At University, a handful of students brought laptops to class.  I thought they had more money than sense.  I preferred a pen and paper, despite the fact that my handwriting was (and remains) almost entirely illegible.  There was no doubt in my mind that in the battle between typewriter and laptop which would ultimately prevail.  I typed out my essays using corrective tape to fix up any errors.  It was a solid and reliable machine that served me well.  But, for the life of me, I couldn’t tell you what became of it.  Chances are, I kept that typewriter long after it was sensible to do so.

Now computers are everywhere and we are at their mercy.  Seemingly nothing in life comes without some spurious website that’s trying to flog something or other, a point I make frequently at www.stuartmccullough.com.  Many of these web pages seek to force a relationship, demanding that you set up an account.  Such accounts, of course, require a password.  By now, I have more passwords than I have any hope of remembering, meaning that the Internet at large refuses to believe that I am who I say I am.  It’s as though it owns more of my identity than I do.

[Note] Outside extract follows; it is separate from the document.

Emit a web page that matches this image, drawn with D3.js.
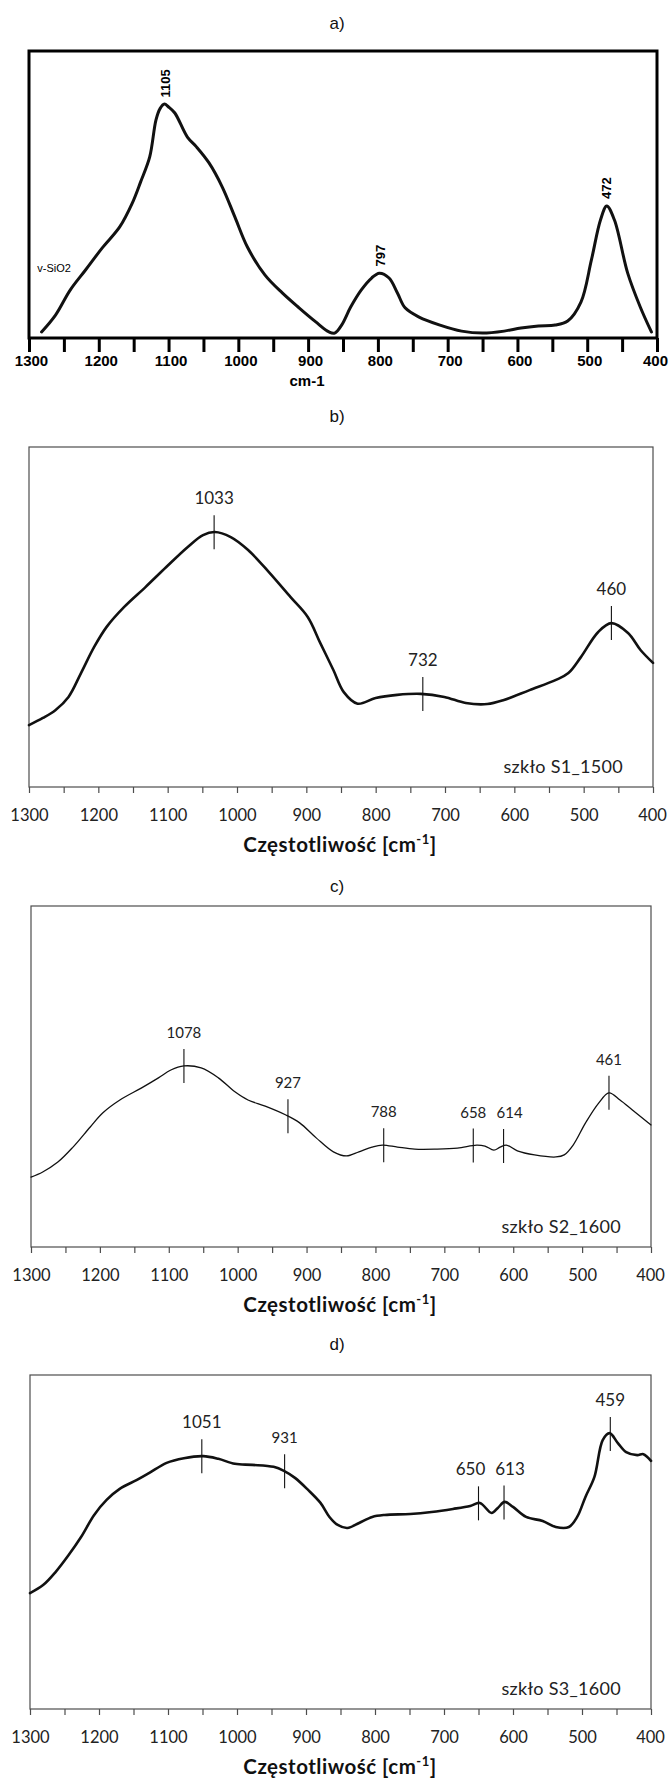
<!DOCTYPE html>
<html>
<head>
<meta charset="utf-8">
<script src="https://cdn.jsdelivr.net/npm/d3@7"></script>
<style>
  body { margin: 0; background: #fff; }
  svg { display: block; }
</style>
</head>
<body>
<svg id="chart" width="669" height="1780"></svg>
<script>
// wavenumber [cm-1] and relative intensity (0 = axis, 100 = top of frame)
const wnA  = [1282,1262,1241,1219,1195,1170,1152,1140,1127,1118,1112,1106,1100,1091,1073,1060,1042,1023,1005,987,962,937,913,889,870,862,852,839,824,809,798,784,772,761,741,711,680,650,619,595,570,546,528,509,494,481,472,461,442,424,408];
const intA = [2.1,8.0,16.7,23.7,31.4,38.7,47.0,54.4,63.1,76.0,80.0,81.5,80.5,78.4,70.0,66.6,61.0,52.6,42.2,31.7,22.0,15.7,10.5,5.6,2.1,1.7,4.5,10.8,16.7,20.9,22.6,20.9,15.7,10.5,7.3,4.5,2.4,1.7,2.4,3.5,4.2,4.5,5.9,12.5,27.2,41.1,46.0,41.1,22.6,10.8,2.1];

const wnB  = [1300,1280,1262,1243,1225,1206,1188,1163,1132,1102,1071,1049,1032,1009,984,954,923,898,880,861,846,826,800,769,735,701,670,639,615,578,540,522,504,479,460,436,418,400];
const intB = [18.2,20.3,22.6,26.5,33.5,41.2,47.1,52.9,58.8,64.7,70.6,74.1,75.0,73.5,69.7,63.2,55.9,50.0,42.4,34.4,27.9,24.5,26.2,27.1,27.4,26.5,24.7,24.4,25.6,28.5,31.5,33.5,38.2,45.6,48.2,45.3,40.3,36.5];

const wnC  = [1300,1283,1261,1239,1214,1196,1171,1140,1115,1097,1078,1053,1028,1004,985,960,930,910,886,861,842,824,805,790,768,743,712,681,653,641,628,619,610,594,569,538,526,513,495,476,461,445,427,400];
const intC = [20.5,22.0,24.9,29.3,35.2,39.3,43.1,46.6,49.6,51.9,53.1,52.5,49.6,45.5,43.1,41.3,38.7,36.4,32.0,27.9,26.7,27.9,29.3,29.9,29.3,28.7,28.7,29.0,29.9,29.6,28.4,29.3,29.9,28.2,27.0,26.4,27.0,29.9,36.4,42.2,45.2,43.1,40.2,35.8];

const wnD  = [1300,1281,1263,1244,1226,1207,1189,1170,1145,1127,1102,1077,1049,1027,1003,978,947,932,916,897,879,866,854,840,823,804,786,749,718,687,662,648,631,622,612,600,581,557,538,519,507,495,482,470,460,448,436,420,411,400];
const intD = [34.7,37.1,41.0,46.1,51.5,58.1,62.6,65.9,68.6,70.7,73.7,75.1,75.7,74.9,73.4,73.1,72.5,71.3,69.2,65.6,61.7,57.5,55.1,54.2,55.7,57.5,58.1,58.4,59.0,59.9,60.8,61.7,58.7,60.2,62.0,60.5,57.5,56.3,54.5,54.5,57.5,63.5,69.5,80.5,82.6,79.6,76.9,76.0,76.3,74.3];

// labelled band positions
const peaksA = [1105, 797, 472];
const peaksB = [1033, 732, 460];
const peaksC = [1078, 927, 788, 658, 614, 461];
const peaksD = [1051, 931, 650, 613, 459];

const panelLetters = ["a)", "b)", "c)", "d)"];
const sampleNames = ["", "szkło S1_1500", "szkło S2_1600", "szkło S3_1600"];
const xTickValues = d3.range(1300, 399, -50);

const svg = d3.select("#chart");
svg.append("rect").attr("width", 669).attr("height", 1780).attr("fill", "#fff");

// linear read-out of the series at a given wavenumber (for placing the band markers)
function valueAt(wn, vals, w) {
    for (let i = 0; i < wn.length - 1; i++) {
        if (w <= wn[i] && w >= wn[i + 1]) {
            const t = (wn[i] - w) / (wn[i] - wn[i + 1]);
            return vals[i] + t * (vals[i + 1] - vals[i]);
        }
    }
    return vals[vals.length - 1];
}

const panels = [
    { wn: wnA, val: intA, peaks: peaksA, left: 29, right: 657, top: 51, bottom: 338, letterY: 29, old: true, lw: 3 },
    { wn: wnB, val: intB, peaks: peaksB, left: 29, right: 653, top: 447, bottom: 787, letterY: 422, lw: 2.6, labelSize: 17 },
    { wn: wnC, val: intC, peaks: peaksC, left: 31, right: 651, top: 906, bottom: 1247, letterY: 892, lw: 1.3, labelSize: 15, nudge: { 614: 6 } },
    { wn: wnD, val: intD, peaks: peaksD, left: 30, right: 651, top: 1375, bottom: 1709, letterY: 1350, lw: 2.6, labelSize: 17, small: [931], nudge: { 650: -8, 613: 6 } }
];

panels.forEach((p, k) => {
    const g = svg.append("g");

    const x = d3.scaleLinear().domain([1300, 400]).range([p.left, p.right]);
    const y = d3.scaleLinear().domain([0, 100]).range([p.bottom, p.top]);

    // panel letter
    g.append("text")
        .attr("x", 337)
        .attr("y", p.letterY)
        .attr("text-anchor", "middle")
        .style("font-family", "'Liberation Sans', Arial, sans-serif")
        .style("font-size", "17px")
        .attr("fill", "#111")
        .text(panelLetters[k]);

    // x axis
    const axis = d3.axisBottom(x)
        .tickValues(xTickValues)
        .tickSize(p.old ? 14 : 6)
        .tickPadding(p.old ? 3 : 16)
        .tickFormat(d => d % 100 === 0 ? d : "");

    const ax = g.append("g")
        .attr("transform", `translate(0,${p.bottom})`)
        .call(axis);
    ax.select(".domain").remove();

    if (p.old) {
        ax.selectAll(".tick line").attr("stroke", "#000").attr("stroke-width", 3);
        ax.selectAll(".tick text")
            .attr("fill", "#000")
            .attr("dx", d => d === 400 ? -2 : 2)
            .style("font-family", "'Liberation Sans', Arial, sans-serif")
            .style("font-weight", "bold")
            .style("font-size", "15px");
    } else {
        ax.selectAll(".tick line").attr("stroke", "#4d4d4d").attr("stroke-width", 1.2);
        ax.selectAll(".tick text")
            .attr("fill", "#222")
            .attr("dx", d => d === 400 ? -1 : 0)
            .style("font-family", "Lato, 'Open Sans', sans-serif")
            .style("font-size", "16.5px");
    }

    // frame
    g.append("rect")
        .attr("x", p.left)
        .attr("y", p.top)
        .attr("width", p.right - p.left)
        .attr("height", p.bottom - p.top)
        .attr("fill", "none")
        .attr("stroke", p.old ? "#000" : "#4d4d4d")
        .attr("stroke-width", p.old ? 3 : 1.2);

    // spectrum
    const pts = p.wn.map((w, i) => [w, p.val[i]]);
    const line = d3.line()
        .x(d => x(d[0]))
        .y(d => y(d[1]))
        .curve(d3.curveCatmullRom.alpha(0.5));

    g.append("path")
        .datum(pts)
        .attr("fill", "none")
        .attr("stroke", "#111")
        .attr("stroke-width", p.lw)
        .attr("stroke-linejoin", "round")
        .attr("stroke-linecap", "round")
        .attr("d", line);

    if (p.old) {
        // rotated band labels sitting on the peaks
        p.peaks.forEach(w => {
            const px = x(w), py = y(valueAt(p.wn, p.val, w)) - 7;
            g.append("text")
                .attr("transform", `translate(${px},${py}) rotate(-90)`)
                .attr("dy", "0.35em")
                .style("font-family", "'Liberation Sans', Arial, sans-serif")
                .style("font-weight", "bold")
                .style("font-size", "13px")
                .attr("fill", "#000")
                .text(w);
        });

        g.append("text")
            .attr("x", x(1288))
            .attr("y", y(24.4))
            .attr("dy", "0.35em")
            .style("font-family", "'Liberation Sans', Arial, sans-serif")
            .style("font-size", "11px")
            .attr("fill", "#000")
            .text("v-SiO2");

        g.append("text")
            .attr("x", 307)
            .attr("y", 386)
            .attr("text-anchor", "middle")
            .style("font-family", "'Liberation Sans', Arial, sans-serif")
            .style("font-weight", "bold")
            .style("font-size", "15px")
            .attr("fill", "#000")
            .text("cm-1");
        return;
    }

    // band markers with labels
    p.peaks.forEach(w => {
        const px = x(w), cy = y(valueAt(p.wn, p.val, w));
        g.append("line")
            .attr("x1", px).attr("x2", px)
            .attr("y1", cy - 17).attr("y2", cy + 17)
            .attr("stroke", "#111")
            .attr("stroke-width", 1.1);
        const small = p.small && p.small.includes(w);
        g.append("text")
            .attr("x", px + ((p.nudge && p.nudge[w]) || 0))
            .attr("y", cy - 17 - 11)
            .attr("text-anchor", "middle")
            .style("font-family", "Lato, 'Open Sans', sans-serif")
            .style("font-size", (small ? 15 : p.labelSize) + "px")
            .attr("fill", "#222")
            .text(w);
    });

    // sample name
    g.append("text")
        .attr("x", p.right - 30)
        .attr("y", p.bottom - 14)
        .attr("text-anchor", "end")
        .style("font-family", "Lato, 'Open Sans', sans-serif")
        .style("font-size", "18px")
        .style("letter-spacing", "0.3px")
        .attr("fill", "#222")
        .text(sampleNames[k]);

    // axis title
    const t = g.append("text")
        .attr("x", 340)
        .attr("y", p.bottom + 65)
        .attr("text-anchor", "middle")
        .style("font-family", "Lato, 'Open Sans', sans-serif")
        .style("font-weight", "bold")
        .style("font-size", "20.5px")
        .style("letter-spacing", "0.5px")
        .attr("fill", "#111");
    t.append("tspan").text("Częstotliwość [cm");
    t.append("tspan").attr("dy", -8).style("font-size", "13px").text("-1");
    t.append("tspan").attr("dy", 8).text("]");
});
</script>
</body>
</html>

It’s accepted that animals can sense fear.  I’ve no doubt that computers are much the same.  My laptop knows that I don’t really trust it and, for that reason, has decided to mess with my mind.  Last week, the email system began demanding that I supply it with a password.  This is despite my not having set a password.  It’s like it’s daring me to guess the number in its head.  Things only got worse from there.

Anyone who has ever typed anything into a computer knows the pain that comes from having the ‘spelling’ tuned to ‘US’ rather than ‘Australia’.  This goes far beyond issues of dialect.  I can accept that the term ‘schmozzle’ may not be in common usage throughout the English speaking world.  But I deeply resent being told that I am misspelling ‘colour’ and ‘favour’.    But for all the differences they are, at least, the same language.  Then, last Tuesday, I was in the middle of writing an article when I decided to use the Thesaurus.  As I clicked the button, I found that it had been set to ‘French’.  Sacre bleau!  Often, it’s easy to select the language but, try as I might, I couldn’t see any option for switching to English – either US or Australian.  Having packed up my paper Thesaurus some time ago, I had little option but to go with French, even though I would have preferred Esperanto.  It was, I fear, an act of retaliation.  This means war.

Every time I log on, I await the next salvo as my computer continues its campaign of terror.  Whether it will demand I supply it with a password that doesn’t exist or direct me to a language other than my own is anyone’s guess.  Perhaps it’s time to fight back.  From now on, it’s paper and pen only.  Granted, that will make it harder to update the website, but so be it.  I might even dig out the old VCR and watch my copy of ‘Electric Dreams’, just for old time’s sake.